A Rich and Proud History since 1918
A GRAND HISTORY....
The Maronite Church is an eastern branch of the Catholic Church. It has its own liturgy, canon law, and patriarch. The Maronites take their name from the Hermit and Priest Maron who lived near the Orontes River in the fourth century. It is believed that he died around the year 410. The first Maronites were the direct descendants of the people who received the Catholic faith from the apostles. Their culture was influenced by their predecessors, the Phoenicians. Because of the heavy persecution against the Maronites, they were forced to flee into the mountain of North Lebanon in order to save guard their faith from the persecutors. Led by the first Maronite patriarch, St. John Maron, they sought refuge in the inaccessible mountains of Lebanon.
The Maronite liturgy is one of the oldest of the Catholic Church and it is based on the liturgy of St. James the Less, first bishop of Jerusalem. Our liturgical language is Syriac, the sister of the Aramaic language which Jesus spoke.
The Maronite Church, like its other sisters in the Catholic faith, enjoys its own music, art, tradition, and liturgical architect which gives it a uniqueness within the one Holy and Apostolic Church. The Maronite Church has its own head, the Maronite Patriarch, who resides in Lebanon, who is a member of the College of Cardinals in Rome. He has liturgical and spiritual power or authority over all the Maronites worldwide.

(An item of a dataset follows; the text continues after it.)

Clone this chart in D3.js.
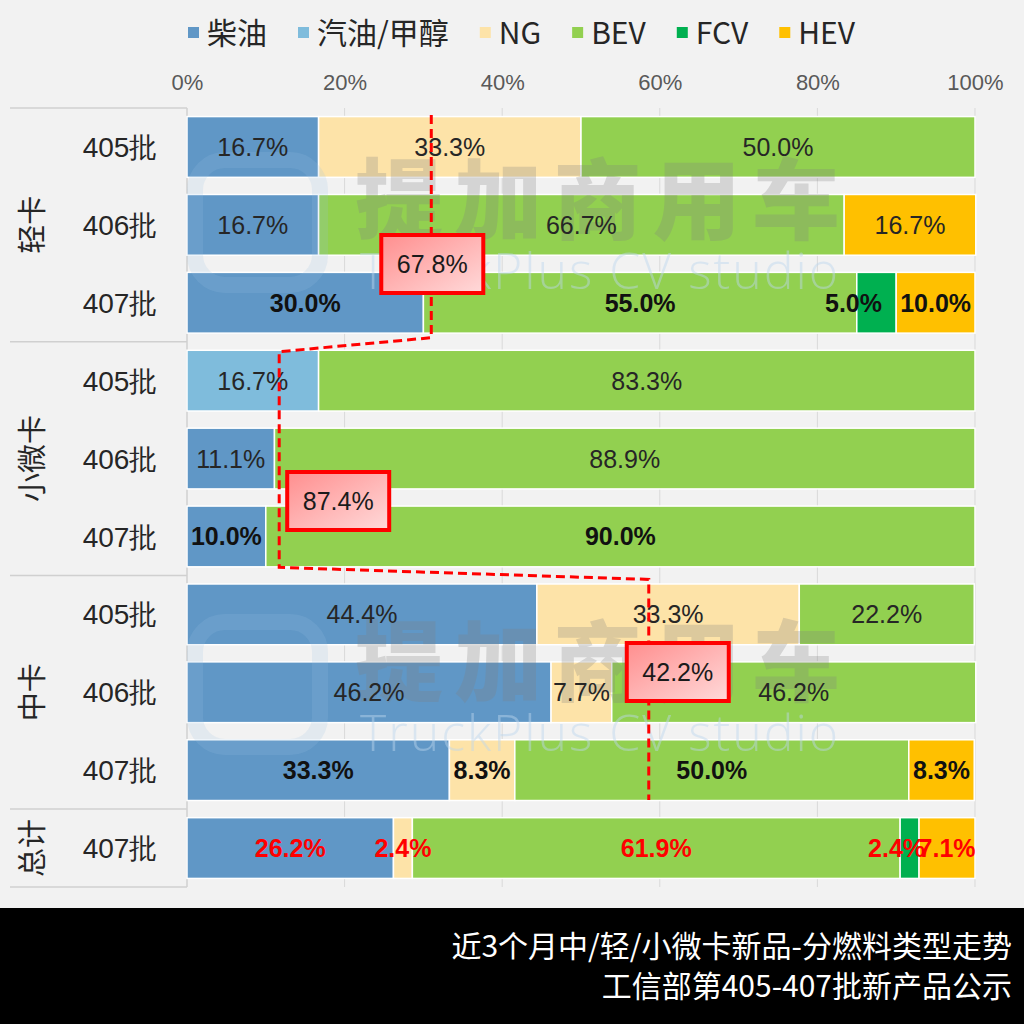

Today the Maronite Church spreads over the five continents with many diocese and Eparchies in Lebanon, Syria, Cypress, Canada, the United States, Brazil, Mexico, Argentina, and Australia. The Maronites have two parishes in the Twin Cities: The Church of the Holy Family on 1960 Lexington Ave S in Mendota Heights and the Parish of St. Maron of Minneapolis.
A Chronological History Of The Holy Family Church in Saint Paul:
In the Beginning
The opportunity to immigrate to America and other parts of the world attracted many of the Lebanese Maronites. Only a small group settled in the city of St. Paul.
Old Saint Michael’s Church
The early settlers were blessed with the privilege of attending the Church of St. Michael. The pastor permitted the Maronites to celebrate the Maronite Liturgy at the old St. Michael’s Church on the West Side. This arrangement continued for a period of approximately 15 years.
Holy Family Church, 1918
During the year 1918, the small group of settlers were authorized to purchase a Protestant Church for the sum of $2,250.00. It was remodeled, somewhat, and converted to the Church of the Holy Family. Overtime the church became dilapidated.
Holy Family Church, 1951 – 2009
Ground was broken for a new church at 203 East Robie Street in 1950. The Holy Family Church building is reminiscent of the simply detailed early Romanesque churches of Syria and Lebanon, the ancestral homeland of its parishioners. The walls of brick, trimmed with Mankato stone are surmounted by a low pitched roof of red Spanish tile. The Church of the Holy Family was dedicated on Sunday, January 28, 1951. A new Rectory was later built in 1958.
Holy Family Church, 2009 – present
In July of 2009 we moved to our new location in Mendota Heights, where we worship today.
The parish continues to grow under the guidance and providence of God.
May God who has given our community the privilege of inheriting this rich tradition allow us to preserve it and nourish it through our commitment and dedication toward its cause. May the faith of our Father St. Maron which has been passed on to us through our forefathers, and which has been written through the blood of the thousands of martyrs, be ours, that we may always be lights to the world and salt to all the earth.